Task:
Exactly reproduce the lines that follow.

Rows:

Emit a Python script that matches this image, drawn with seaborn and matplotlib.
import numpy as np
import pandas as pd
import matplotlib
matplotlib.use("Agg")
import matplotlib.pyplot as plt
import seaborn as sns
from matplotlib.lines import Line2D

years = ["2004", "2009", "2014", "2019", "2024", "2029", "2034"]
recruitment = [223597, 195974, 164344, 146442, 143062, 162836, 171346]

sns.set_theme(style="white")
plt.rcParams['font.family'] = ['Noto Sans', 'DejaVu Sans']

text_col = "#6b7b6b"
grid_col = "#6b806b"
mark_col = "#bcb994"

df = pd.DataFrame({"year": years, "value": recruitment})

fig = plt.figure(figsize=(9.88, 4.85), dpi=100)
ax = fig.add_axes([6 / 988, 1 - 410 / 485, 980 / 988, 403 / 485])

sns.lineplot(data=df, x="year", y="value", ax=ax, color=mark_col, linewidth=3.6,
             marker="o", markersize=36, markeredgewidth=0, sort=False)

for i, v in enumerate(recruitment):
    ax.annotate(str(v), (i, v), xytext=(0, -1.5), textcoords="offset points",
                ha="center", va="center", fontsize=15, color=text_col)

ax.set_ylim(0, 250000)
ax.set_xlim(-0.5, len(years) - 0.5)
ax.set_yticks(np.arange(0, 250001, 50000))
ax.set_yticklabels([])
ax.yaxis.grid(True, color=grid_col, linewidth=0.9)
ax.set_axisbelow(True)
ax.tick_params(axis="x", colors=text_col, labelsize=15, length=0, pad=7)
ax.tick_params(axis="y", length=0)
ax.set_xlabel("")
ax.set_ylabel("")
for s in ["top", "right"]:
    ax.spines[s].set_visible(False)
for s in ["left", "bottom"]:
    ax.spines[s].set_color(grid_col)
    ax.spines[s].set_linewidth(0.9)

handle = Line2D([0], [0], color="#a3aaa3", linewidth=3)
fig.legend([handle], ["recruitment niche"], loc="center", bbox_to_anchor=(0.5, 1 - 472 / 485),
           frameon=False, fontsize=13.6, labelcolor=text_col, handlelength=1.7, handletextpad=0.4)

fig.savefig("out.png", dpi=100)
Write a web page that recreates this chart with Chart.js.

Complete response:
Emit a Python script that matches this image, drawn with seaborn and matplotlib.
import numpy as np
import pandas as pd
import matplotlib
matplotlib.use("Agg")
import matplotlib.pyplot as plt
import seaborn as sns
from matplotlib.lines import Line2D

years = ["2004", "2009", "2014", "2019", "2024", "2029", "2034"]
recruitment = [223597, 195974, 164344, 146442, 143062, 162836, 171346]

sns.set_theme(style="white")
plt.rcParams['font.family'] = ['Noto Sans', 'DejaVu Sans']

text_col = "#6b7b6b"
grid_col = "#6b806b"
mark_col = "#bcb994"

df = pd.DataFrame({"year": years, "value": recruitment})

fig = plt.figure(figsize=(9.88, 4.85), dpi=100)
ax = fig.add_axes([6 / 988, 1 - 410 / 485, 980 / 988, 403 / 485])

sns.lineplot(data=df, x="year", y="value", ax=ax, color=mark_col, linewidth=3.6,
             marker="o", markersize=36, markeredgewidth=0, sort=False)

for i, v in enumerate(recruitment):
    ax.annotate(str(v), (i, v), xytext=(0, -1.5), textcoords="offset points",
                ha="center", va="center", fontsize=15, color=text_col)

ax.set_ylim(0, 250000)
ax.set_xlim(-0.5, len(years) - 0.5)
ax.set_yticks(np.arange(0, 250001, 50000))
ax.set_yticklabels([])
ax.yaxis.grid(True, color=grid_col, linewidth=0.9)
ax.set_axisbelow(True)
ax.tick_params(axis="x", colors=text_col, labelsize=15, length=0, pad=7)
ax.tick_params(axis="y", length=0)
ax.set_xlabel("")
ax.set_ylabel("")
for s in ["top", "right"]:
    ax.spines[s].set_visible(False)
for s in ["left", "bottom"]:
    ax.spines[s].set_color(grid_col)
    ax.spines[s].set_linewidth(0.9)

handle = Line2D([0], [0], color="#a3aaa3", linewidth=3)
fig.legend([handle], ["recruitment niche"], loc="center", bbox_to_anchor=(0.5, 1 - 472 / 485),
           frameon=False, fontsize=13.6, labelcolor=text_col, handlelength=1.7, handletextpad=0.4)

fig.savefig("out.png", dpi=100)
Write a web page that recreates this chart with Chart.js.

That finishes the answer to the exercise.